We're working with an enterprise customer on exactly this problem. The hardest p...

yunyu · 2025-07-22T14:41:08 1753195268

We solved this at Ramp on the expenses/AP side with an agentic RAG implementation and a custom embedding model, backed by D&B/Google/user-submitted corrections.

If curious, details here:

https://engineering.ramp.com/post/transaction-embeddings

https://engineering.ramp.com/post/fixing-merchant-classifica...

mfrye0 · 2025-07-22T18:12:09 1753207929

Very cool. I read through those links - really sophisticated setup. We're experimenting with something similar on the embeddings side.

Having dealt with this challenge at my last 3 companies, it's easy to hack together something that works most of the time. The hard part is dealing with gnarly customer inputs, the long tail of private businesses globally, and getting close to 100% accuracy (important for legal and risk use cases).

We're building what's essentially an AI-powered version of D&B - combining government registrar data globally with real-time web data at scale. Much more accurate on obscure entities and way faster updates than the legacy providers.

I actually shot you an email - would love to chat more about this if you're up for it.
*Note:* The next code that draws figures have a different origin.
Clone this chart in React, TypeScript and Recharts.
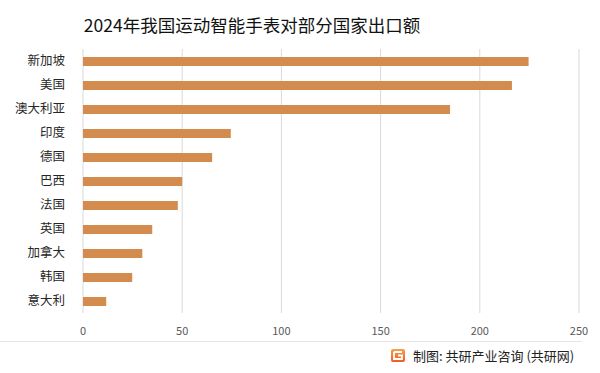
import { BarChart, Bar, XAxis, YAxis, CartesianGrid } from "recharts";

const countries = [
  "新加坡",
  "美国",
  "澳大利亚",
  "印度",
  "德国",
  "巴西",
  "法国",
  "英国",
  "加拿大",
  "韩国",
  "意大利",
];
const exportValues = [224.6, 216.2, 185, 74.5, 65.1, 50, 47.8, 34.9, 29.9, 24.8, 11.7];
const xTicks = [0, 50, 100, 150, 200, 250];

const data = countries.map((name, i) => ({ name, value: exportValues[i] }));

const FONT = '"Noto Sans CJK SC", "Noto Sans", sans-serif';

export default function App() {
  return (
    <div
      style={{
        position: "fixed",
        left: 0,
        top: 0,
        width: 600,
        height: 373,
        background: "#fff",
        fontFamily: FONT,
      }}
    >
      {/* title */}
      <div
        style={{
          position: "absolute",
          left: 0,
          width: 504,
          top: 11,
          textAlign: "center",
          fontSize: 17.5,
          color: "#111",
          lineHeight: "28px",
        }}
      >
        2024年我国运动智能手表对部分国家出口额
      </div>

      <div style={{ position: "absolute", left: 0, top: 0 }}>
        <BarChart
          width={600}
          height={373}
          data={data}
          layout="vertical"
          margin={{ top: 49, right: 21, bottom: 40, left: 0 }}
          barCategoryGap={0}
        >
          <CartesianGrid horizontal={false} stroke="#d9d9d9" />
          <XAxis
            type="number"
            domain={[0, 250]}
            ticks={xTicks}
            axisLine={false}
            tickLine={false}
            height={20}
            tickMargin={8}
            tick={{ fontSize: 11, fill: "#595959", fontFamily: FONT }}
          />
          <YAxis
            type="category"
            dataKey="name"
            width={83}
            axisLine={false}
            tickLine={false}
            tickMargin={12}
            tick={{ fontSize: 12.5, fill: "#262626", fontFamily: FONT }}
          />
          <Bar dataKey="value" fill="#d48c4e" barSize={9} isAnimationActive={false} />
        </BarChart>
      </div>

      {/* footer */}
      <div
        style={{
          position: "absolute",
          left: 0,
          top: 341,
          width: 582,
          height: 1,
          background: "#e6e6e6",
        }}
      />
      <div
        style={{
          position: "absolute",
          left: 391,
          top: 346,
          height: 18,
          display: "flex",
          alignItems: "center",
          gap: 8,
          fontSize: 13,
          color: "#222",
        }}
      >
        <svg width={14} height={13} viewBox="0 0 14 13">
          <defs>
            <linearGradient id="lg" x1="0" y1="0" x2="0" y2="1">
              <stop offset="0" stopColor="#f9a04a" />
              <stop offset="1" stopColor="#ee5a24" />
            </linearGradient>
          </defs>
          <rect x={0} y={0} width={14} height={13} rx={2} fill="url(#lg)" />
          <path d="M3 3 H11 M3 3 V10 H11 V6.5 H7" stroke="#fff" strokeWidth={1.8} fill="none" />
        </svg>
        <span>制图: 共研产业咨询 (共研网)</span>
      </div>
    </div>
  );
}
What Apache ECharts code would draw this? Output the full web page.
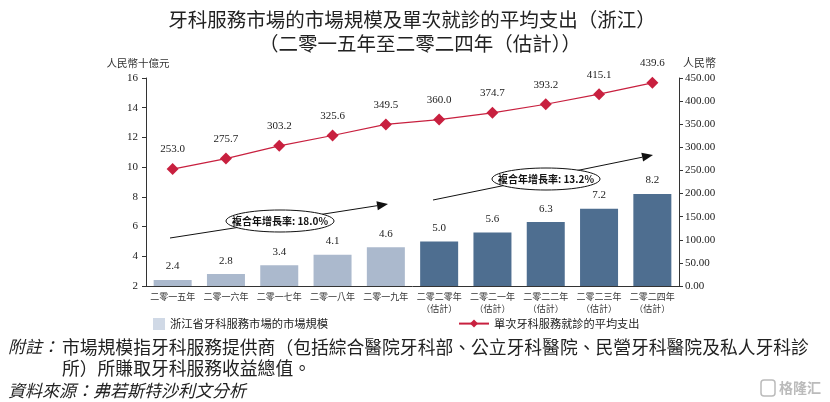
<!DOCTYPE html>
<html><head><meta charset="utf-8">
<script src="https://cdn.jsdelivr.net/npm/echarts@6/dist/echarts.min.js"></script>
<style>html,body{margin:0;padding:0;background:#fff}#c{width:830px;height:402px}</style>
</head><body><div id="c"></div>
<script>
const categories = ['二零一五年','二零一六年','二零一七年','二零一八年','二零一九年','二零二零年\n（估計）','二零二一年\n（估計）','二零二二年\n（估計）','二零二三年\n（估計）','二零二四年\n（估計）'];
const marketSize = [2.4, 2.8, 3.4, 4.1, 4.6, 5.0, 5.6, 6.3, 7.2, 8.2];
const avgSpend = [253.0, 275.7, 303.2, 325.6, 349.5, 360.0, 374.7, 393.2, 415.1, 439.6];
const leftTicks = {min: 2, max: 16, interval: 2};
const rightTicks = {min: 0, max: 450, interval: 50};
const seriesNames = ['浙江省牙科服務市場的市場規模', '單次牙科服務就診的平均支出'];
const cagrLabels = ['複合年增長率: 18.0%', '複合年增長率: 13.2%'];

const LIGHT = '#abb9cd', DARK = '#4e6e90', RED = '#c8203f';
const serif = '"Liberation Serif","DejaVu Serif",serif';
const cjk = '"Noto Sans CJK TC","Noto Sans CJK SC",sans-serif';

const chart = echarts.init(document.getElementById('c'));
const barData = marketSize.map((v, i) => ({value: v, itemStyle: {color: categories[i].indexOf('估計') >= 0 ? DARK : LIGHT}}));

function arrow(x1, y1, x2, y2) {
  const a = Math.atan2(y2 - y1, x2 - x1), L = 11, W = 4.5;
  const bx = x2 - L * Math.cos(a), by = y2 - L * Math.sin(a);
  return [
    {type: 'line', shape: {x1, y1, x2: bx, y2: by}, style: {stroke: '#111', lineWidth: 1}},
    {type: 'polygon', shape: {points: [[x2, y2], [bx - W * Math.sin(a), by + W * Math.cos(a)], [bx + W * Math.sin(a), by - W * Math.cos(a)]]}, style: {fill: '#111'}}
  ];
}
function bubble(cx, cy, rx, ry, text) {
  return [
    {type: 'ellipse', shape: {cx, cy, rx, ry}, style: {fill: '#fff', stroke: '#111', lineWidth: 1}, z: 10},
    {type: 'text', x: cx, y: cy, z: 11, style: {text, fill: '#111', font: 'bold 10px ' + cjk, align: 'center', verticalAlign: 'middle'}}
  ];
}

const graphics = [
  {type: 'text', x: 412, y: 20, style: {text: '牙科服務市場的市場規模及單次就診的平均支出（浙江）', font: '19.5px ' + cjk, fill: '#222', align: 'center', verticalAlign: 'middle'}},
  {type: 'text', x: 420, y: 44, style: {text: '（二零一五年至二零二四年（估計））', font: '19.5px ' + cjk, fill: '#222', align: 'center', verticalAlign: 'middle'}},
  {type: 'text', x: 8, y: 347, style: {text: '附註：', font: 'italic 17px ' + cjk, fill: '#222', verticalAlign: 'middle'}},
  {type: 'text', x: 62, y: 347, style: {text: '市場規模指牙科服務提供商（包括綜合醫院牙科部、公立牙科醫院、民營牙科醫院及私人牙科診', font: '17.8px ' + cjk, fill: '#222', verticalAlign: 'middle'}},
  {type: 'text', x: 62, y: 368, style: {text: '所）所賺取牙科服務收益總值。', font: '17.8px ' + cjk, fill: '#222', verticalAlign: 'middle'}},
  {type: 'text', x: 8, y: 391, style: {text: '資料來源：弗若斯特沙利文分析', font: 'italic 17px ' + cjk, fill: '#222', verticalAlign: 'middle'}},
  {type: 'rect', shape: {x: 761, y: 380, width: 14, height: 16, r: 3}, style: {fill: 'none', stroke: '#bbb', lineWidth: 1.5}},
  {type: 'text', x: 779, y: 388, style: {text: '格隆汇', font: 'bold 14px ' + cjk, fill: '#bbb', verticalAlign: 'middle'}},
  ...arrow(170, 238, 388, 204),
  ...bubble(280, 221, 54, 11, cagrLabels[0]),
  ...arrow(433, 200, 653, 155),
  ...bubble(546, 179, 54, 11, cagrLabels[1])
];

chart.setOption({
  animation: false,
  grid: {left: 146, right: 151, top: 78, bottom: 116},
  legend: [
    {left: 148, top: 313, itemWidth: 12, itemHeight: 12, itemGap: 6, textStyle: {fontSize: 11.3, fontFamily: cjk, color: '#222'},
     data: [{name: seriesNames[0], icon: 'rect', itemStyle: {color: '#d0d9e6'}}]},
    {left: 453, top: 313, itemWidth: 30, itemHeight: 10, textStyle: {fontSize: 11.2, fontFamily: cjk, color: '#222'},
     data: [{name: seriesNames[1]}]}
  ],
  xAxis: {
    type: 'category', data: categories,
    axisLine: {lineStyle: {color: '#333'}},
    axisTick: {show: false},
    axisLabel: {fontSize: 9, fontFamily: cjk, color: '#333', lineHeight: 12, interval: 0, margin: 5}
  },
  yAxis: [
    {type: 'value', ...leftTicks, name: '人民幣十億元', nameGap: 10, nameTextStyle: {fontFamily: cjk, fontSize: 10.5, color: '#333', align: 'center', padding: [0, 16, 0, 0]},
     axisLine: {show: true, lineStyle: {color: '#333'}}, axisTick: {show: true, length: 4},
     splitLine: {show: false}, axisLabel: {fontFamily: serif, fontSize: 11, color: '#222', margin: 8}},
    {type: 'value', ...rightTicks, name: '人民幣', nameGap: 10, nameTextStyle: {fontFamily: cjk, fontSize: 11, color: '#333', align: 'left', padding: [0, 0, 0, 4]},
     axisLine: {show: true, lineStyle: {color: '#333'}}, axisTick: {show: true, length: 4},
     splitLine: {show: false}, axisLabel: {fontFamily: serif, fontSize: 11, color: '#222', margin: 6, formatter: v => v.toFixed(2)}}
  ],
  series: [
    {name: seriesNames[0], type: 'bar', yAxisIndex: 0, data: barData, barWidth: 38,
     itemStyle: {color: LIGHT},
     label: {show: true, position: 'top', distance: 8, fontFamily: serif, fontSize: 11, color: '#222', formatter: p => p.value.toFixed(1)}},
    {name: seriesNames[1], type: 'line', yAxisIndex: 1, data: avgSpend, symbol: 'diamond', symbolSize: 12,
     itemStyle: {color: RED}, lineStyle: {color: RED, width: 1.2},
     label: {show: true, position: 'top', distance: 8, fontFamily: serif, fontSize: 11, color: '#222', formatter: p => p.value.toFixed(1)}}
  ],
  graphic: graphics
});
</script></body></html>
DrStartup · 2025-07-22T08:26:20 1753172780

entity resolution is the killer feature. context engineering is the problem with this benchmark attempt. The agent plan seemed to one shot, and the fact that the LLMs could write their own tools without validation or specific multi shot examples is worrisome. To me way to much left to the whims of the llms - with out proper context.

mfrye0 · 2025-07-22T18:19:48 1753208388

Yes, none of the top LLMs can do entity resolution well yet. I constantly see them conflate entities with similar names - they'll confidently cite 3 sources about what appears to be one company, but the sources are actually about 3 different businesses with similar names.

The fundamental issue is that LLMs don't have a concept of canonical entity identity. They pattern match on text similarity rather than understanding that "Apple Inc" and "Apple Records" are completely different entities. It gets even worse when you realize companies can legally have identical names in the same country - text matching becomes completely unreliable.

Without proper entity grounding, any business logic built on top becomes unreliable.